En novembre 2018, après avoir arrêté les orientations de la future PPE (programmation pluriannuelle de l’énergie), le gouvernement a demandé à EDF des propositions de restructuration de l’entreprise. Celles-ci ont été présentées aux salariés en juin 2019. Le projet consistait à restructurer l’entreprise en créant trois entités juridiques : une « EDF-bleue » 100 % publique en charge de la production d’électricité nucléaire, une « EDF-verte » ouverte aux capitaux privés qui regrouperait la production d’électricité renouvelable hors hydroélectricité, les réseaux de distribution et la relation avec les clients (particuliers ou entreprises) ainsi que les services (notamment l’activité de conseil en solutions énergétiques), une EDF Azur de nature publique pour l’hydroélectricité. Pour rassurer les organisations syndicales, qui évoquaient le « démantèlement » d’une grande entreprise nationale, le projet a récemment évolué, changeant de nom (il est passé de Hercule à « Grand EDF ») et prévoyant une gouvernance commune et la mobilité des salariés entre les entités.

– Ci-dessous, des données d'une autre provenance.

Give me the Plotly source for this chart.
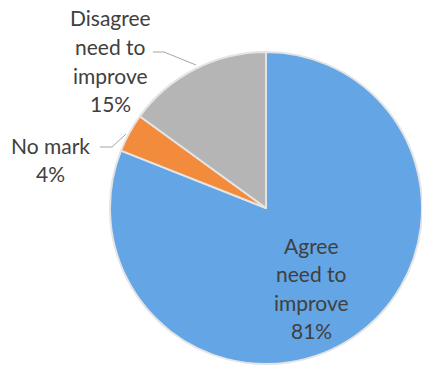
import plotly.graph_objects as go

# Survey responses
labels = ["Agree<br>need to<br>improve", "No mark", "Disagree<br>need to<br>improve"]
values = [81, 4, 15]
colors = ["#63A5E5", "#F28B3B", "#B5B5B5"]

W, H = 422, 372

def px(x):
    return x / W

def py(y):
    return 1 - y / H

fig = go.Figure(
    go.Pie(
        labels=labels,
        values=values,
        sort=False,
        direction="clockwise",
        rotation=0,
        textinfo="none",
        hoverinfo="label+percent",
        marker=dict(colors=colors, line=dict(color="#E4E4E4", width=2)),
        domain=dict(x=[px(110), 1.0], y=[py(368), py(48)]),
        showlegend=False,
    )
)

# Data labels: centre of the first line of each block, one annotation per line
label_pos = [(311, 245), (50, 145), (110, 18)]
LINE_H = 28.5
total = sum(values)
annotations = []
for lab, val, (x, y0) in zip(labels, values, label_pos):
    lines = lab.split("<br>") + [f"{round(val / total * 100)}%"]
    for i, line in enumerate(lines):
        annotations.append(
            dict(
                x=px(x), y=py(y0 + i * LINE_H), xref="paper", yref="paper",
                xanchor="center", yanchor="middle",
                text=line, showarrow=False,
                font=dict(family="Lato", size=21, color="#404040"),
            )
        )

# Leader lines for the outside labels
leaders = [
    [(100, 147), (112, 147), (126, 134)],
    [(153, 52), (164, 52), (196, 65)],
]
shapes = []
for pts in leaders:
    path = "M " + " L ".join(f"{px(x)},{py(y)}" for x, y in pts)
    shapes.append(dict(type="path", path=path, xref="paper", yref="paper",
                       line=dict(color="#A6A6A6", width=1)))

fig.update_layout(
    width=W, height=H,
    margin=dict(l=0, r=0, t=0, b=0),
    paper_bgcolor="white",
    plot_bgcolor="white",
    annotations=annotations,
    shapes=shapes,
)

fig.write_html("out.html")
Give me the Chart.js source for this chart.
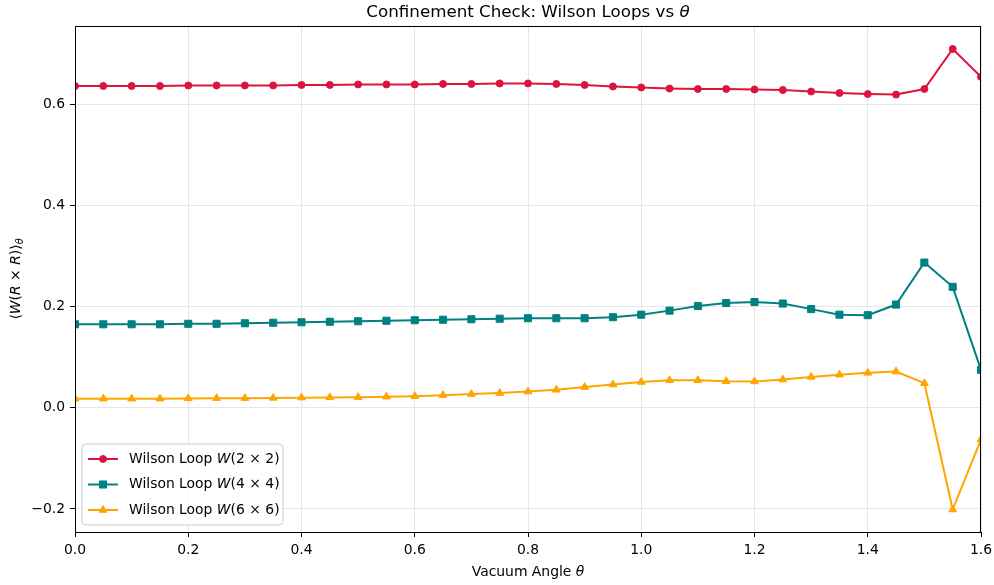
<!DOCTYPE html>
<html lang="en">
<head>
    <meta charset="UTF-8">
    <title>Confinement Check: Wilson Loops vs theta</title>
    <script src="https://cdn.jsdelivr.net/npm/chart.js"></script>
    <style>
        body { margin: 0; background: #fff; }
        canvas { display: block; }
    </style>
</head>
<body>
    <canvas id="wilsonChart" width="994" height="585"></canvas>
    <script>
        // vacuum angle theta
        const theta = [0.00, 0.05, 0.10, 0.15, 0.20, 0.25, 0.30, 0.35, 0.40, 0.45, 0.50,
                       0.55, 0.60, 0.65, 0.70, 0.75, 0.80, 0.85, 0.90, 0.95, 1.00, 1.05,
                       1.10, 1.15, 1.20, 1.25, 1.30, 1.35, 1.40, 1.45, 1.50, 1.55, 1.60];

        const loop2x2 = [0.636, 0.636, 0.636, 0.636, 0.637, 0.637, 0.637, 0.637, 0.638, 0.638, 0.639,
                         0.639, 0.639, 0.640, 0.640, 0.641, 0.641, 0.640, 0.638, 0.635, 0.633, 0.631,
                         0.630, 0.630, 0.629, 0.628, 0.625, 0.622, 0.620, 0.619, 0.630, 0.709, 0.654];

        const loop4x4 = [0.165, 0.165, 0.165, 0.165, 0.166, 0.166, 0.167, 0.168, 0.169, 0.170, 0.171,
                         0.172, 0.173, 0.174, 0.175, 0.176, 0.177, 0.177, 0.177, 0.179, 0.184, 0.192,
                         0.201, 0.207, 0.209, 0.206, 0.195, 0.184, 0.183, 0.204, 0.287, 0.239, 0.075];

        const loop6x6 = [0.018, 0.018, 0.018, 0.018, 0.0185, 0.019, 0.019, 0.0195, 0.020, 0.0205, 0.021,
                         0.022, 0.023, 0.025, 0.027, 0.029, 0.032, 0.0355, 0.041, 0.046, 0.051, 0.0545,
                         0.0545, 0.0525, 0.052, 0.0557, 0.061, 0.0655, 0.069, 0.0715, 0.0486, -0.201, -0.063];

        const xTicks = [0.0, 0.2, 0.4, 0.6, 0.8, 1.0, 1.2, 1.4, 1.6];
        const yTicks = [-0.2, 0.0, 0.2, 0.4, 0.6];

        const seriesNames = ['(2 \u00d7 2)', '(4 \u00d7 4)', '(6 \u00d7 6)'];
        const seriesColors = ['#dc143c', '#008080', '#ffa500'];
        const seriesMarkers = ['circle', 'rect', 'triangle'];
        const markerRadius = [3.5, 5, 4.5];

        const FONT = "'DejaVu Sans', sans-serif";

        function toPoints(ys) {
            return theta.map((t, i) => ({ x: t, y: ys[i] }));
        }

        // draw a row of text pieces (some italic) as one string
        function drawParts(ctx, parts, x, y, align) {
            let total = 0;
            parts.forEach(p => {
                ctx.font = (p.italic ? 'italic ' : '') + p.size + 'px ' + FONT;
                p.w = ctx.measureText(p.text).width;
                total += p.w;
            });
            let cx = align === 'center' ? x - total / 2 : x;
            parts.forEach(p => {
                ctx.font = (p.italic ? 'italic ' : '') + p.size + 'px ' + FONT;
                ctx.fillText(p.text, cx, y + (p.dy || 0));
                cx += p.w;
            });
        }

        const decorPlugin = {
            id: 'decor',
            afterDraw(chart) {
                const ctx = chart.ctx;
                const a = chart.chartArea;
                ctx.save();

                // spines
                ctx.strokeStyle = '#000';
                ctx.lineWidth = 1;
                ctx.strokeRect(Math.round(a.left) + 0.5, Math.round(a.top) + 0.5,
                               Math.round(a.right - a.left) - 1, Math.round(a.bottom - a.top));

                ctx.fillStyle = '#000';
                ctx.textBaseline = 'middle';
                ctx.textAlign = 'left';
                const midX = (a.left + a.right) / 2;

                // title
                drawParts(ctx, [
                    { text: 'Confinement Check: Wilson Loops vs ', size: 16.7 },
                    { text: '\u03b8', size: 16.7, italic: true }
                ], midX, 13, 'center');

                // x axis title
                drawParts(ctx, [
                    { text: 'Vacuum Angle ', size: 13.9 },
                    { text: '\u03b8', size: 13.9, italic: true }
                ], midX, 572, 'center');

                // y axis title
                ctx.save();
                ctx.translate(16, (a.top + a.bottom) / 2);
                ctx.rotate(-Math.PI / 2);
                drawParts(ctx, [
                    { text: '\u27e8', size: 13.9 },
                    { text: 'W', size: 13.9, italic: true },
                    { text: '(', size: 13.9 },
                    { text: 'R', size: 13.9, italic: true },
                    { text: ' \u00d7 ', size: 13.9 },
                    { text: 'R', size: 13.9, italic: true },
                    { text: ')\u27e9', size: 13.9 },
                    { text: '\u03b8', size: 9.7, italic: true, dy: 4 }
                ], 0, 0, 'center');
                ctx.restore();

                // legend box
                const bx = 82, by = 444, bw = 201, bh = 81, r = 4;
                ctx.beginPath();
                ctx.moveTo(bx + r, by);
                ctx.arcTo(bx + bw, by, bx + bw, by + bh, r);
                ctx.arcTo(bx + bw, by + bh, bx, by + bh, r);
                ctx.arcTo(bx, by + bh, bx, by, r);
                ctx.arcTo(bx, by, bx + bw, by, r);
                ctx.closePath();
                ctx.fillStyle = 'rgba(255,255,255,0.8)';
                ctx.fill();
                ctx.strokeStyle = '#cccccc';
                ctx.stroke();

                seriesNames.forEach((name, i) => {
                    const ly = 459 + i * 25.5;
                    ctx.strokeStyle = seriesColors[i];
                    ctx.lineWidth = 2;
                    ctx.beginPath();
                    ctx.moveTo(88, ly);
                    ctx.lineTo(118, ly);
                    ctx.stroke();
                    ctx.fillStyle = seriesColors[i];
                    ctx.lineWidth = 1;
                    Chart.helpers.drawPoint(ctx, {
                        pointStyle: seriesMarkers[i],
                        rotation: 0,
                        radius: markerRadius[i],
                        borderWidth: 1
                    }, 103, ly);
                    ctx.fillStyle = '#000';
                    drawParts(ctx, [
                        { text: 'Wilson Loop ', size: 13.9 },
                        { text: 'W', size: 13.9, italic: true },
                        { text: name, size: 13.9 }
                    ], 129, ly, 'left');
                });

                ctx.restore();
            }
        };

        const datasets = [loop2x2, loop4x4, loop6x6].map((ys, i) => ({
            label: 'Wilson Loop W' + seriesNames[i],
            data: toPoints(ys),
            borderColor: seriesColors[i],
            backgroundColor: seriesColors[i],
            borderWidth: 2,
            pointStyle: seriesMarkers[i],
            pointRadius: markerRadius[i],
            pointBorderWidth: 1,
            clip: 0,
            tension: 0
        }));

        new Chart(document.getElementById('wilsonChart'), {
            type: 'line',
            data: { datasets: datasets },
            options: {
                responsive: false,
                animation: false,
                devicePixelRatio: 1,
                layout: { padding: { top: 26, right: 13, left: 0, bottom: 0 } },
                plugins: {
                    legend: { display: false },
                    title: { display: false },
                    tooltip: { enabled: false }
                },
                scales: {
                    x: {
                        type: 'linear',
                        min: 0,
                        max: 1.6,
                        afterBuildTicks: s => { s.ticks = xTicks.map(v => ({ value: v })); },
                        afterFit: s => { s.height = 53; s.paddingLeft = 0; s.paddingRight = 0; },
                        border: { display: false },
                        grid: { color: '#e6e6e6', lineWidth: 1, tickColor: '#000', tickLength: 5 },
                        ticks: {
                            color: '#000',
                            padding: 5,
                            maxRotation: 0,
                            font: { family: FONT, size: 13.9 },
                            callback: v => v.toFixed(1)
                        }
                    },
                    y: {
                        type: 'linear',
                        min: -0.2455,
                        max: 0.7545,
                        afterBuildTicks: s => { s.ticks = yTicks.map(v => ({ value: v })); },
                        afterFit: s => { s.width = 75; s.paddingTop = 0; s.paddingBottom = 0; },
                        border: { display: false },
                        grid: { color: '#e6e6e6', lineWidth: 1, tickColor: '#000', tickLength: 5 },
                        ticks: {
                            color: '#000',
                            padding: 5,
                            font: { family: FONT, size: 13.9 },
                            callback: v => v.toFixed(1).replace('-', '\u2212')
                        }
                    }
                }
            },
            plugins: [decorPlugin]
        });
    </script>
</body>
</html>
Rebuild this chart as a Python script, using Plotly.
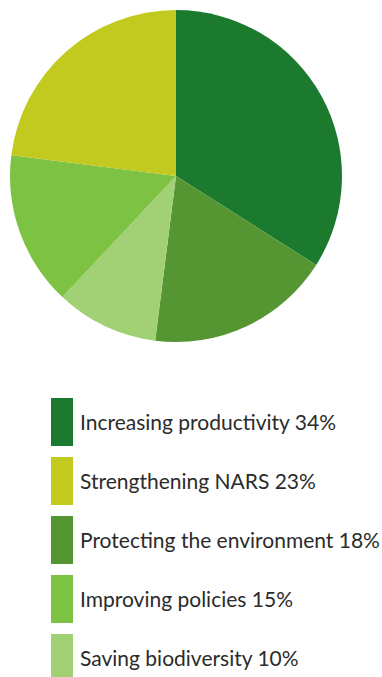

En juillet dernier, le gouvernement a renoncé, provisoirement sans doute, à cette réforme.

Aucun accord n’a pu être trouvé avec la direction de la concurrence de Bruxelles qui n’accepte le projet que si sont créées des entités indépendantes, afin de renforcer la concurrence dans le domaine de l’énergie, souhaite séparer production et distribution et rechigne à augmenter le prix auquel EDF est obligé de vendre l’électricité nucléaire à ses concurrents.

Les syndicats voient dans la réforme, outre un éclatement de l’entreprise, une privatisation des activités rentables qu’EDF souhaite développer tandis que les écologistes lisent la réforme comme une nationalisation du nucléaire permettant de lui donner un avenir grâce à l’argent public. Les deux analyses sont exactes.

Le renoncement au projet de restructuration empêche de sortir l’entreprise de l’impasse financière dans laquelle elle se trouve, du fait de sa dette, de l’insuffisance de ses ressources et de ses charges futures. Les rapports se sont multipliés depuis des années pour souligner l’incapacité dans laquelle se trouve EDF d’assurer à la fois l’entretien des anciennes centrales dont elle souhaite prolonger l’exploitation, de mener à bien le projet de centrales nouvelles qui sont à l’étude sans être vraiment décidées et de développer parallèlement la production d’énergies renouvelables. L’absence de consensus sur l’avenir du nucléaire complique la donne mais l’annonce d’une éventuelle relance se heurte à la question du coût tout autant qu’aux objections sur la capacité d’EDF à construire à moindre prix un nouveau modèle d’EPR.

Dans la majorité, le débat sur l’énergie du futur n’est pas tranché : à un François Bayrou qui a consacré un des rares rapports du nouveau Commissariat au plan à mettre en garde contre les conséquences financières, techniques voire écologiques des énergies renouvelables et à prôner la relance du nucléaire (Électricité, le devoir de lucidité, mars 2021) s’oppose la ministre de l’écologie qui promeut le choix du 100 % renouvelables. Le Président laisse le débat courir tout en affirmant de temps à autre qu’il est résolument favorable à la construction de nouveaux EPR.

Faut-il restructurer une entreprise sans projet clair pour lui permettre de se positionner sur son avenir ou faut-il définir le projet avant de proposer une restructuration ? C’est sans doute en ces termes qu’il faudrait poser la question : le projet devrait prévaloir sur la logistique. Mais sur ce dossier, la logistique pose des questions sensibles, attachement au modèle des grandes entreprises publiques ou soumission de biens indispensables à une stricte concurrence. L’impasse est complète pour l’instant.